Plan D, or “Plan Dalet”—named after the fourth letter in the Hebrew alphabet—was launched six weeks prior to the end of the British Mandate in Palestine. It was called Plan D because it had been preceded by Plan A (February 1945), Plan B (May 1947) and Plan C (November 1947), all of which had been designed to expedite the ethnic cleansing of Palestine to make way for Jewish settlement.
Plan D consisted of at least 13 separate military underground operations which were carried out by the “Palmach”—the elite fighting force of the Haganah, the underground Jewish army—which were set to be put into action before Arab forces entered the areas allotted to the Palestinians by the United Nations Partition Plan.
For this purpose, the Haganah created a “Committee for Arab Properties in Villages,” the purpose of which was to register and take possession of all Palestinian properties in the villages the Zionist forces had conquered. Similar committees were established in major Palestinian cities like Haifa, Safad, Yafa and Tabariyah.
Early in the morning of Friday, April 9, 1948, commandos of the Irgun, headed by Menachem Begin, and the Stern Gang attacked Deir Yassin, a village with about 750 Palestinian residents.
Most sources put the number of dead at 254, including 25 pregnant women who were bayoneted and 52 children who were maimed in front of their mothers before being beheaded and the mothers slain.
Rape, mutilation and humiliation were the norm, according to survivors. Mahmoud Kassem El-Yassini, who was 5 at the time, said in his testimony that “there were [corpses of] women lying in houses with their skirts torn up to their waists and their legs wide apart; children with their throats cut open, rows of young men shot in the back after being lined up at an execution wall. There were even bodies of babies.”
El-Yassini recalls, “I remember hearing a Jewish terrorist who was touring the village and reporting the massacre, saying, ‘Minus 15 Arabs. Minus 60 Arabs.’ After a while his message on the radio to headquarters became: ‘It’s difficult to count.’”
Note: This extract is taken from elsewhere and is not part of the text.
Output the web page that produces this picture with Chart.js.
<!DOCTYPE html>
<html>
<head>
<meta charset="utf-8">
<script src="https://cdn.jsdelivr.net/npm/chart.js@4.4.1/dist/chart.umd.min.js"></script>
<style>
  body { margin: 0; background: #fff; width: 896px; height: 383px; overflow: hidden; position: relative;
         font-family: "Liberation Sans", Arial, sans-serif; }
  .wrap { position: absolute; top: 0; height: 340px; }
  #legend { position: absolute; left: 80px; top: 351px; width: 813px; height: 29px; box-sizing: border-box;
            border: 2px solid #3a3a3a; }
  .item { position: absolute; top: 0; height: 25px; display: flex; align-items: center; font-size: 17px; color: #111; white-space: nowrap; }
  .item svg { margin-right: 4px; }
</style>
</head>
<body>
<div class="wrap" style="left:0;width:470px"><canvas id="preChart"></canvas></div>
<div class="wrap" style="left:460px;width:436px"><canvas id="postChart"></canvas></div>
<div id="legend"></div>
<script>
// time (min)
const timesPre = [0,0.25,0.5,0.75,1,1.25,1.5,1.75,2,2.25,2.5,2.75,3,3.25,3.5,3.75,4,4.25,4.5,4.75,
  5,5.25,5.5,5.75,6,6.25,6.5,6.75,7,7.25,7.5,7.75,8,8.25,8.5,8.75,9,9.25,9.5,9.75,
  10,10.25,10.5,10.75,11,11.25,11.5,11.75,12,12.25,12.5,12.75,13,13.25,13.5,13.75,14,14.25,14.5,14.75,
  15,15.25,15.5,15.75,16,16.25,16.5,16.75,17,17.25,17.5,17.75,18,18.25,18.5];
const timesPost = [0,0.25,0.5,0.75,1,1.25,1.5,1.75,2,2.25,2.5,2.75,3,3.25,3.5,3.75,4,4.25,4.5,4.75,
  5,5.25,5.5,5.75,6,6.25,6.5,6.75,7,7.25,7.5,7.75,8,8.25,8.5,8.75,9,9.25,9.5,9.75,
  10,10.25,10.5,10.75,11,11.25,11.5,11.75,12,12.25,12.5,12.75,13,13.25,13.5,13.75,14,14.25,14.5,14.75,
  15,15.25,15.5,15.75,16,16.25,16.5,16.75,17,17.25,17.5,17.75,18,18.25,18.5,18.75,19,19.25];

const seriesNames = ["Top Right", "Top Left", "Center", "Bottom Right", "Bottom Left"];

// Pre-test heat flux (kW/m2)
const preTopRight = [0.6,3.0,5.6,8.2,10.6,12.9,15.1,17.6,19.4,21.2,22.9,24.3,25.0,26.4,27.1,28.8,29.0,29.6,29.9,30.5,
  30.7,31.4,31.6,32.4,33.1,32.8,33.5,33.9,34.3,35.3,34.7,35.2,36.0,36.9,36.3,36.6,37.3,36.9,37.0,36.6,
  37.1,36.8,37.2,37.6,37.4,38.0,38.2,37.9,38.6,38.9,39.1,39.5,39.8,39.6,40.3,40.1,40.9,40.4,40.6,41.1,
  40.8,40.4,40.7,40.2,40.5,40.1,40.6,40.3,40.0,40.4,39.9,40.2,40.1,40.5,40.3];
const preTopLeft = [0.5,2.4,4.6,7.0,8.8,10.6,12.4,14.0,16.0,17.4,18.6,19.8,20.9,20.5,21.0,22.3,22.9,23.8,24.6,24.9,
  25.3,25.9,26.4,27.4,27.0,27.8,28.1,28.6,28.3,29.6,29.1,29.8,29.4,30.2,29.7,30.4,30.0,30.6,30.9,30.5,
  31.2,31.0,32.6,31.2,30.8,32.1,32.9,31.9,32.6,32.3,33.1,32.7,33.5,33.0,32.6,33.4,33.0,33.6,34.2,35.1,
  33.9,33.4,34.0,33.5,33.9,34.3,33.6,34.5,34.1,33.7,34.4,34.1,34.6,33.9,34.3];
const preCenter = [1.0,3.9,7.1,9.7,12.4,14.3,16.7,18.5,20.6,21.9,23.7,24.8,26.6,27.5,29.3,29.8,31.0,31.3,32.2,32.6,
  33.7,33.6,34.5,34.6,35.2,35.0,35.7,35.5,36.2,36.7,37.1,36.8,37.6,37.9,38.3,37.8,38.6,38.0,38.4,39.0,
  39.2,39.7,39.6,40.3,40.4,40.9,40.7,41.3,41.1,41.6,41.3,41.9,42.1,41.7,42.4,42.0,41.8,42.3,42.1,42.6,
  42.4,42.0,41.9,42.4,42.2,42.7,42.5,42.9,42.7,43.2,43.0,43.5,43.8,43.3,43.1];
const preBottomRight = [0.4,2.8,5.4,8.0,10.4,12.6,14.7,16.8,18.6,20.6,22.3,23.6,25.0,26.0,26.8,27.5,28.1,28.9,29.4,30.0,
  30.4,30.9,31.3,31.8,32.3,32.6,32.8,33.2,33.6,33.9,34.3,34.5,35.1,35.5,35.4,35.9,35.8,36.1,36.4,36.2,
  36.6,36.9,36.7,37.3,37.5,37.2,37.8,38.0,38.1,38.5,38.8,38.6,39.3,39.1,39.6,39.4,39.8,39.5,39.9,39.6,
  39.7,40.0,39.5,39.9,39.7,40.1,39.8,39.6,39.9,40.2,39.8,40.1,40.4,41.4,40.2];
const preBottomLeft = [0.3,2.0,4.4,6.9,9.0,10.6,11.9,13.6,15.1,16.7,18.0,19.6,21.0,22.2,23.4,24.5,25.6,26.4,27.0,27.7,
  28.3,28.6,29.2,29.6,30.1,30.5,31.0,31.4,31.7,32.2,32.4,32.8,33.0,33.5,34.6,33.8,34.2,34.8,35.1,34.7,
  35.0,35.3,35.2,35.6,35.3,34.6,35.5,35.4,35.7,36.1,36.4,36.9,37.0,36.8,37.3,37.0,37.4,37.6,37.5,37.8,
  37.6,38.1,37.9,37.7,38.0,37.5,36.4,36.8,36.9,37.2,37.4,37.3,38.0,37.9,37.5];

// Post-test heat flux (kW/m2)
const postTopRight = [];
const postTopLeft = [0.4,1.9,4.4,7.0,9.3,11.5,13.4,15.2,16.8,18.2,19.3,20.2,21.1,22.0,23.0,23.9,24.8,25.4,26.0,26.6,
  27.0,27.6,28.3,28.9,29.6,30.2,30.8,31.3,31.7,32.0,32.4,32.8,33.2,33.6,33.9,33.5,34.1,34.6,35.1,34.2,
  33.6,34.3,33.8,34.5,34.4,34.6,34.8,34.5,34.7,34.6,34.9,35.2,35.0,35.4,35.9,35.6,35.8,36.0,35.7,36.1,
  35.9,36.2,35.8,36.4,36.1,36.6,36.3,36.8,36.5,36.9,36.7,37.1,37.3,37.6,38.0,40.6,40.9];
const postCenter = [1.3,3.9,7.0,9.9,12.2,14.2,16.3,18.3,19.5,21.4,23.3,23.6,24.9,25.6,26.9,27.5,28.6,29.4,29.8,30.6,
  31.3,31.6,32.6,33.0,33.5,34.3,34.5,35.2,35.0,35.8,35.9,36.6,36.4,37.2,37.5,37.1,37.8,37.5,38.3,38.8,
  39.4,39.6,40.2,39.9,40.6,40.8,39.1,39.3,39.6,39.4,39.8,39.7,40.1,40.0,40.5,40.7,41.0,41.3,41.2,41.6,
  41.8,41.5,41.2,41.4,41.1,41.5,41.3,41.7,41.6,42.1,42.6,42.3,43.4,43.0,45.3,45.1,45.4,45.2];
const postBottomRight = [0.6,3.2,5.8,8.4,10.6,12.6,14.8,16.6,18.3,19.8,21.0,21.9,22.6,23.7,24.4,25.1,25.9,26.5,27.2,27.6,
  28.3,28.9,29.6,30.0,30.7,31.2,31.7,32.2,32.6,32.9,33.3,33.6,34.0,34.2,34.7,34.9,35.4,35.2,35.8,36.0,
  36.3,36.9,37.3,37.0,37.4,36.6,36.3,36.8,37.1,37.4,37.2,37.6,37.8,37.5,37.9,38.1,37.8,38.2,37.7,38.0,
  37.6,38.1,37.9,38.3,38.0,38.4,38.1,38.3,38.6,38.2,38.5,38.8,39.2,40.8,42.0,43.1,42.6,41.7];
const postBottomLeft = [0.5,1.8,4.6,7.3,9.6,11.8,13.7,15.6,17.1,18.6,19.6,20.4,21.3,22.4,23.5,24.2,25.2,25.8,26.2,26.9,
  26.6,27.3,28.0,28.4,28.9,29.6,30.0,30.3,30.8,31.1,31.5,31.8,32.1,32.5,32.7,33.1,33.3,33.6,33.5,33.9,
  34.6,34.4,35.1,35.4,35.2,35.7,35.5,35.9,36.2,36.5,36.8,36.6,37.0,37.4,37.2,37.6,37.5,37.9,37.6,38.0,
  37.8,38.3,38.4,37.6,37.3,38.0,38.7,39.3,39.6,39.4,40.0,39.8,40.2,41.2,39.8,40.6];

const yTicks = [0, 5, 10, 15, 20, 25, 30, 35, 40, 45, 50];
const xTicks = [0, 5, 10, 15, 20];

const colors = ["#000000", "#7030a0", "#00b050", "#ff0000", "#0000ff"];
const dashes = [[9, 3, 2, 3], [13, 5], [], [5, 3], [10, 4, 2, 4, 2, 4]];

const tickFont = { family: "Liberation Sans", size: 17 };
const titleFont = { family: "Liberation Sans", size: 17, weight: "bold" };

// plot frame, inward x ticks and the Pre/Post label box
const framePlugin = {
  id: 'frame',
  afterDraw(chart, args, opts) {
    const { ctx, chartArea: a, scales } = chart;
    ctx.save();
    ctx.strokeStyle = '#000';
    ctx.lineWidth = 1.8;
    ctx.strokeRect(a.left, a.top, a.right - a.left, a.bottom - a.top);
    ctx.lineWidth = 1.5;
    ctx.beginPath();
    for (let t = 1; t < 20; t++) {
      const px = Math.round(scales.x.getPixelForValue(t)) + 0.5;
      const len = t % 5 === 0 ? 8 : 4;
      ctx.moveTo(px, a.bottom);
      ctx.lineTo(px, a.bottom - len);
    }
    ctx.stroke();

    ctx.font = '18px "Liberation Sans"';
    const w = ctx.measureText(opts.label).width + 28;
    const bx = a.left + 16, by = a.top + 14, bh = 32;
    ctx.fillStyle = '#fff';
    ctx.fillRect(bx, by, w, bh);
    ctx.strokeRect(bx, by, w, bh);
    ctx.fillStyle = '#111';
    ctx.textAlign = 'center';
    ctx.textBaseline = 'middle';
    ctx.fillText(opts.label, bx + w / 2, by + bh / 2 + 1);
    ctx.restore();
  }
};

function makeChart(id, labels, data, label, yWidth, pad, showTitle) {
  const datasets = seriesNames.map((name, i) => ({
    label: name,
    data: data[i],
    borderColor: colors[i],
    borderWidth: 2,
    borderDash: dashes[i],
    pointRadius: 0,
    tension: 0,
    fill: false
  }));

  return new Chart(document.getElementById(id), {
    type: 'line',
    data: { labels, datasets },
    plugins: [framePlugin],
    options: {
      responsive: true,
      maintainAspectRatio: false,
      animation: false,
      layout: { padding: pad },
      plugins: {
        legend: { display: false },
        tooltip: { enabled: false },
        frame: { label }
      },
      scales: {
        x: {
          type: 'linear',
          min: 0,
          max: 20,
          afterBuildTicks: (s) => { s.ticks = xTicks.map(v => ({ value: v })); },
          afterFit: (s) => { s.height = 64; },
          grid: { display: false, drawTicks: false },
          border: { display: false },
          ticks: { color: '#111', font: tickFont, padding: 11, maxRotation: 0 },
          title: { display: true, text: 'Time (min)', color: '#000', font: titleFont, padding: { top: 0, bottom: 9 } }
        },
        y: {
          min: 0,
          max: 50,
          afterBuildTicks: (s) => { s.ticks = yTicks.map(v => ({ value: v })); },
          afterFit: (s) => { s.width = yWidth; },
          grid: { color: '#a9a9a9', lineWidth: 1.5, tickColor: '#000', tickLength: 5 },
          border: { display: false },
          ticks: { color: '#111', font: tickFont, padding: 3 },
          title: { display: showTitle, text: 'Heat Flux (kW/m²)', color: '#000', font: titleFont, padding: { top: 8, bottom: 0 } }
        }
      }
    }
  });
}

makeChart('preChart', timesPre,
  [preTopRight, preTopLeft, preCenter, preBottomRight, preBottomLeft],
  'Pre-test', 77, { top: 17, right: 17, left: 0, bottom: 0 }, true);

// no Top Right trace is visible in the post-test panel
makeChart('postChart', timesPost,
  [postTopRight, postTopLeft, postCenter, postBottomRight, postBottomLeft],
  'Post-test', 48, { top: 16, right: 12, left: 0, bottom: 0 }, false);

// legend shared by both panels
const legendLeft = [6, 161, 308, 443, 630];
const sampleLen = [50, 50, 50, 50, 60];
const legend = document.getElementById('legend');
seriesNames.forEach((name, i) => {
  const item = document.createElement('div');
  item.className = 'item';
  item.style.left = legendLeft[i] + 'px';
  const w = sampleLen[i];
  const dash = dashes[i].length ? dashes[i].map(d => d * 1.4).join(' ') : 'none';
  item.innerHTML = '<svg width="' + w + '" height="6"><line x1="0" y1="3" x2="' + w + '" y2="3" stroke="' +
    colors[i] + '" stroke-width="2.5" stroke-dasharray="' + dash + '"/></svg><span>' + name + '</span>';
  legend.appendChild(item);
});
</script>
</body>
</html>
According to eye-witness Abu Yousef, who was 21, “after the battle, the Jews took elderly men and women and youths, including four of my cousins and a nephew. They took them all. Women who had on them gold and money were stripped of their gold. After the Jews had removed their dead and wounded, they took the men to the quarry and sprayed them all with bullets… One woman saw her son taken some 40 to 60 meters away from where she and the rest of the women stood, and shot dead. Then they brought Jewish kids to throw stones at his body. Then, they poured kerosene over his body and set it ablaze, while the women watched from a distance.”
Twenty-five male villagers were loaded into trucks, paraded through the Zakhron Yosef quarter in Jerusalem in front of cheering Jewish crowds, and then taken to a stone quarry along the road between Givat Shaul and Deir Yassin and shot to death. The remaining residents were driven to Arab East Jerusalem.
A final body count of 254 was reported by The New York Times on April 13, a day after the dead were buried.
At least ten houses were dynamited, and the local cemetery bulldozed. Within months, the area was resettled with Jews from Poland, Rumania, and Slovakia—who had all “miraculously” escaped the “gas chambers”—and the village was renamed Givat Shaul Bet.
Deir Yassin was wiped off the map. As Jerusalem expanded, the land of Deir Yassin became part of the city and is now known simply as the area between Givat Shaul and the settlement of Har Nof on the western slopes of the mountain.
Today, the site of the massacre of Deir Yassin is contained within the grounds of the Kfar Shaul Mental Health Center, a mental asylum—for Jews only, of course—in Givat Shaul.
Deir Yassin as seen from Yad Vashem; the village lies in the green trees to the right of the water tower.
Kfar Shaul Mental Health Center, which incorporates the remaining buildings from the village of Deir Yassin.